The outstanding debt on commercial and multifamily mortgages increased by $45.4 billion, or 1.5 percent, to $3.11 trillion in the third quarter from the second quarter, according to new data from the Mortgage Bankers Association (MBA)
. In a separate measurement, the MBA added that the multifamily mortgage debt outstanding rose to $1.2 trillion, an increase of $24.9 billion, or 2.1 percent, from the second of quarter.

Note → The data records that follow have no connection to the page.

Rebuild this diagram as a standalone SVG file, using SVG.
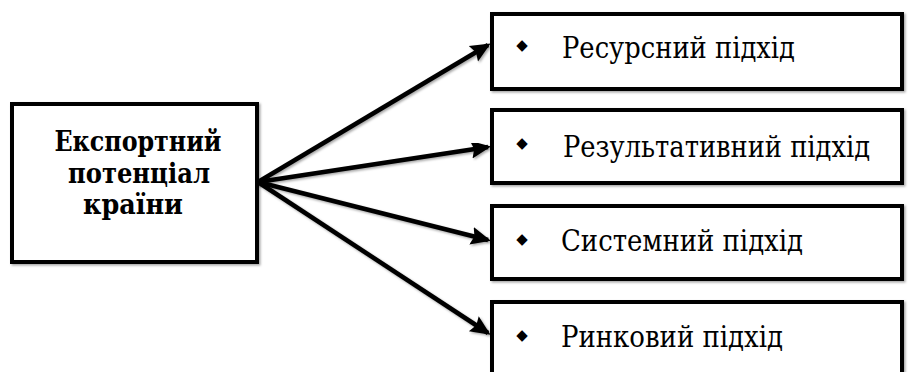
<svg xmlns="http://www.w3.org/2000/svg" width="916" height="372" viewBox="0 0 916 372">
<defs>
<style>
.box{fill:#fff;stroke:#000;stroke-width:4;filter:url(#sh)}
.t{font-family:"DejaVu Serif Condensed","DejaVu Serif",serif;font-stretch:condensed;font-size:30px;fill:#000}
.tb{font-family:"DejaVu Serif Condensed","DejaVu Serif",serif;font-stretch:condensed;font-size:27px;font-weight:bold;fill:#000;text-anchor:middle}
.bul{font-family:"DejaVu Sans",sans-serif;font-size:15px;fill:#000;text-anchor:middle}
.c{stroke:#000;stroke-width:4.5;fill:none;marker-end:url(#ah);filter:url(#sh)}
</style>
<filter id="sh" x="-10%" y="-10%" width="130%" height="130%">
<feDropShadow dx="1.5" dy="1.5" stdDeviation="1.2" flood-color="#000" flood-opacity="0.35"/>
</filter>
<marker id="ah" markerWidth="22" markerHeight="22" refX="17" refY="11" orient="auto" markerUnits="userSpaceOnUse">
<path d="M0,2 L20,11 L0,20 L3,11 Z" fill="#000"/>
</marker>
</defs>
<g id="connectors">
<line class="c" x1="258" y1="182" x2="488" y2="45"/>
<line class="c" x1="258" y1="182" x2="488" y2="147"/>
<line class="c" x1="258" y1="182" x2="488" y2="240"/>
<line class="c" x1="258" y1="182" x2="488" y2="333"/>
</g>
<g id="source">
<rect class="box" x="12" y="104" width="245" height="158"/>
<text class="tb" x="138" y="151" textLength="167" lengthAdjust="spacingAndGlyphs">Експортний</text>
<text class="tb" x="139" y="183" textLength="142" lengthAdjust="spacingAndGlyphs">потенціал</text>
<text class="tb" x="133" y="214" textLength="100" lengthAdjust="spacingAndGlyphs">країни</text>
</g>
<g id="resource">
<rect class="box" x="492" y="14" width="410" height="75"/>
<text class="bul" x="522" y="50">◆</text>
<text class="t" x="562" y="58" textLength="233" lengthAdjust="spacingAndGlyphs">Ресурсний підхід</text>
</g>
<g id="result">
<rect class="box" x="492" y="110" width="410" height="73"/>
<text class="bul" x="522" y="148">◆</text>
<text class="t" x="563" y="157" textLength="307" lengthAdjust="spacingAndGlyphs">Результативний підхід</text>
</g>
<g id="system">
<rect class="box" x="492" y="206" width="410" height="73"/>
<text class="bul" x="522" y="244">◆</text>
<text class="t" x="561" y="251" textLength="242" lengthAdjust="spacingAndGlyphs">Системний підхід</text>
</g>
<g id="market">
<rect class="box" x="492" y="302" width="410" height="80"/>
<text class="bul" x="522" y="340">◆</text>
<text class="t" x="561" y="347" textLength="222" lengthAdjust="spacingAndGlyphs">Ринковий підхід</text>
</g>
</svg>
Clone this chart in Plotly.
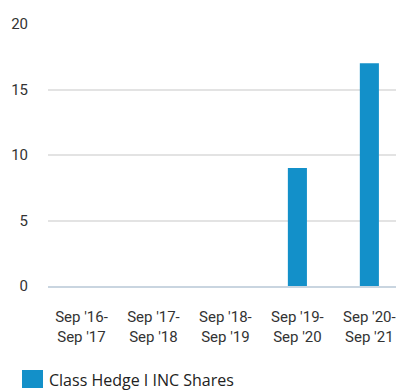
import plotly.graph_objects as go

# Period labels and values
periods = ["Sep '16-<br>Sep '17", "Sep '17-<br>Sep '18", "Sep '18-<br>Sep '19",
           "Sep '19-<br>Sep '20", "Sep '20-<br>Sep '21"]
values = [0, 0, 0, 9, 17]
series_name = "Class Hedge I INC Shares"
y_ticks = [0, 5, 10, 15, 20]

bar_color = "#1390c9"
tick_font = dict(family="Roboto", size=15, color="#333333")

fig = go.Figure()
fig.add_trace(go.Bar(
    x=list(range(len(periods))),
    y=values,
    width=0.265,
    marker=dict(color=bar_color, line=dict(width=0)),
    name=series_name,
    showlegend=False,
))

fig.update_layout(
    width=396, height=390,
    margin=dict(l=48, r=0, t=24, b=104),
    paper_bgcolor="white", plot_bgcolor="white",
    xaxis=dict(
        range=[-0.465, 4.37],
        tickmode="array", tickvals=list(range(len(periods))), ticktext=periods,
        showgrid=False, zeroline=False,
        showline=True, linecolor="#c9d5e0", linewidth=2,
        ticks="", tickfont=tick_font, ticklabelstandoff=16,
        ticklabeloverflow="allow",
    ),
    yaxis=dict(
        range=[0, 20],
        tickmode="array", tickvals=y_ticks,
        showgrid=True, gridcolor="#e3e3e3", gridwidth=1.5,
        zeroline=False, showline=False, ticks="",
        tickfont=tick_font, ticklabelstandoff=19,
    ),
)

# Legend swatch and label
fig.add_shape(type="rect", xref="paper", yref="paper",
              x0=(22 - 48) / 348, x1=(43 - 48) / 348,
              y0=(286 - 388) / 262, y1=(286 - 370) / 262,
              fillcolor=bar_color, line=dict(width=0))
fig.add_annotation(xref="paper", yref="paper",
                   x=(47 - 48) / 348, y=(286 - 380) / 262,
                   xanchor="left", yanchor="middle", showarrow=False,
                   text=series_name,
                   font=dict(family="Open Sans", size=16, color="#222222"))

fig.write_html("out.html")
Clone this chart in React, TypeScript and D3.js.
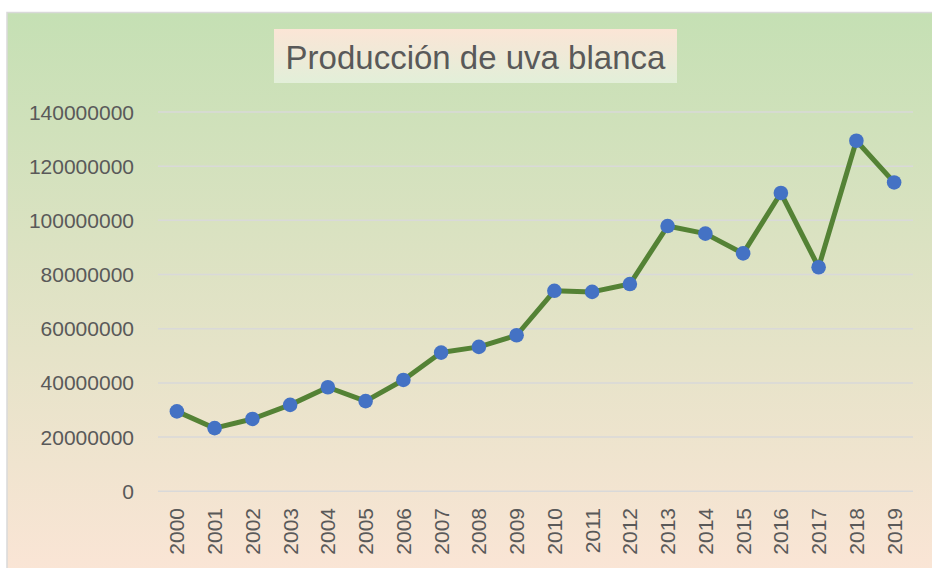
import React, { useEffect, useRef } from 'react';
import * as d3 from 'd3';

// Data
const years = [
  '2000', '2001', '2002', '2003', '2004', '2005', '2006', '2007', '2008', '2009',
  '2010', '2011', '2012', '2013', '2014', '2015', '2016', '2017', '2018', '2019',
];
const production = [
  29500000, 23300000, 26700000, 31900000, 38400000, 33300000, 41100000, 51200000,
  53300000, 57600000, 74000000, 73600000, 76500000, 97900000, 95100000, 87800000,
  110100000, 82700000, 129400000, 114000000,
];
const yTicks = [0, 20000000, 40000000, 60000000, 80000000, 100000000, 120000000, 140000000];
const title = 'Producción de uva blanca';

const App = () => {
  const ref = useRef<SVGSVGElement | null>(null);

  useEffect(() => {
    const W = 932;
    const H = 568;
    const margin = { top: 112, right: 20, bottom: 77, left: 158 };
    const plotRight = 913;
    const font = "'Liberation Sans', Arial, sans-serif";

    const svg = d3.select(ref.current);
    svg.selectAll('*').remove();

    const defs = svg.append('defs');
    const bg = defs.append('linearGradient')
      .attr('id', 'bg').attr('x1', 0).attr('y1', 0).attr('x2', 0).attr('y2', 1);
    bg.append('stop').attr('offset', '0%').attr('stop-color', '#c5e0b4');
    bg.append('stop').attr('offset', '100%').attr('stop-color', '#fbe5d6');

    const tg = defs.append('linearGradient')
      .attr('id', 'tg').attr('x1', 0).attr('y1', 0).attr('x2', 0).attr('y2', 1);
    tg.append('stop').attr('offset', '0%').attr('stop-color', '#fbe5d6');
    tg.append('stop').attr('offset', '100%').attr('stop-color', '#e2efd9');

    // chart area with border
    svg.append('rect')
      .attr('x', 7).attr('y', 12.5)
      .attr('width', W).attr('height', H)
      .attr('fill', 'url(#bg)')
      .attr('stroke', '#d9d9d9')
      .attr('stroke-width', 1.5);

    // title box
    svg.append('rect')
      .attr('x', 274).attr('y', 29)
      .attr('width', 403).attr('height', 54)
      .attr('fill', 'url(#tg)');
    svg.append('text')
      .attr('x', 475.5).attr('y', 69)
      .attr('text-anchor', 'middle')
      .attr('font-family', font)
      .attr('font-size', 33)
      .attr('fill', '#595959')
      .text(title);

    const x = d3.scaleBand()
      .domain(years)
      .range([margin.left, plotRight]);

    const y = d3.scaleLinear()
      .domain([0, 140000000])
      .range([491.3, margin.top]);

    // gridlines
    svg.append('g')
      .selectAll('line')
      .data(yTicks)
      .enter()
      .append('line')
      .attr('x1', margin.left).attr('x2', plotRight)
      .attr('y1', d => y(d)).attr('y2', d => y(d))
      .attr('stroke', '#d9d9d9')
      .attr('stroke-width', 1.5);

    // y labels
    svg.append('g')
      .selectAll('text')
      .data(yTicks)
      .enter()
      .append('text')
      .attr('x', 134)
      .attr('y', d => y(d) + 7.5)
      .attr('text-anchor', 'end')
      .attr('font-family', font)
      .attr('font-size', 21)
      .attr('fill', '#595959')
      .text(d => String(d));

    // x labels (rotated)
    svg.append('g')
      .selectAll('text')
      .data(years)
      .enter()
      .append('text')
      .attr('transform', d => `translate(${(x(d) as number) + x.bandwidth() / 2 + 7.5},508) rotate(-90)`)
      .attr('text-anchor', 'end')
      .attr('font-family', font)
      .attr('font-size', 21)
      .attr('fill', '#595959')
      .text(d => d);

    const pts = years.map((yr, i) => [(x(yr) as number) + x.bandwidth() / 2, y(production[i])] as [number, number]);

    svg.append('path')
      .datum(pts)
      .attr('d', d3.line())
      .attr('fill', 'none')
      .attr('stroke', '#548235')
      .attr('stroke-width', 5)
      .attr('stroke-linejoin', 'round');

    svg.append('g')
      .selectAll('circle')
      .data(pts)
      .enter()
      .append('circle')
      .attr('cx', d => d[0])
      .attr('cy', d => d[1])
      .attr('r', 7.3)
      .attr('fill', '#4472c4');
  }, []);

  return (
    <svg
      ref={ref}
      width={932}
      height={568}
      style={{ position: 'absolute', left: 0, top: 0, background: '#ffffff' }}
    />
  );
};

export default App;
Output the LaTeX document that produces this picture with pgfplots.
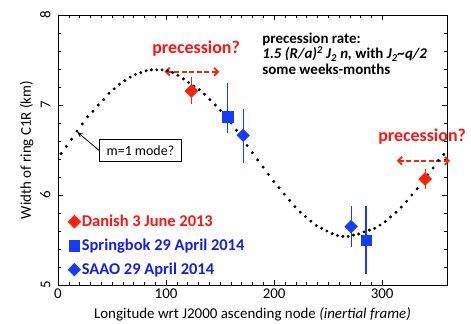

Commercial banks held the largest share of commercial/multifamily mortgages ($1.3 trillion, or 40 percent of the total), followed by agency and government-sponsored enterprise portfolios and mortgage-backed securities ($573 billion, or 18 percent), life insurance companies ($454 billion, or 15 percent), and commercial mortgage-backed securities (CMBS), collateralized debt obligations and asset-backed securities issues ($431 billion, or 14 percent).
MBA Vice President of Commercial Real Estate Research Jamie Woodwell noted that the balance of CMBS, which has declined on a quarterly basis with only a few exceptions since 2008, recorded its greatest increase in outstanding debt in a decade.
“With the so-called ‘wall of maturities’ behind us, and a vibrant market for new originations, we are once again seeing more new loans being originated for CMBS than we are seeing in old loans paying off and paying down,” Woodwell said. “The result is the largest increase in outstanding CMBS mortgages since the end of 2007.”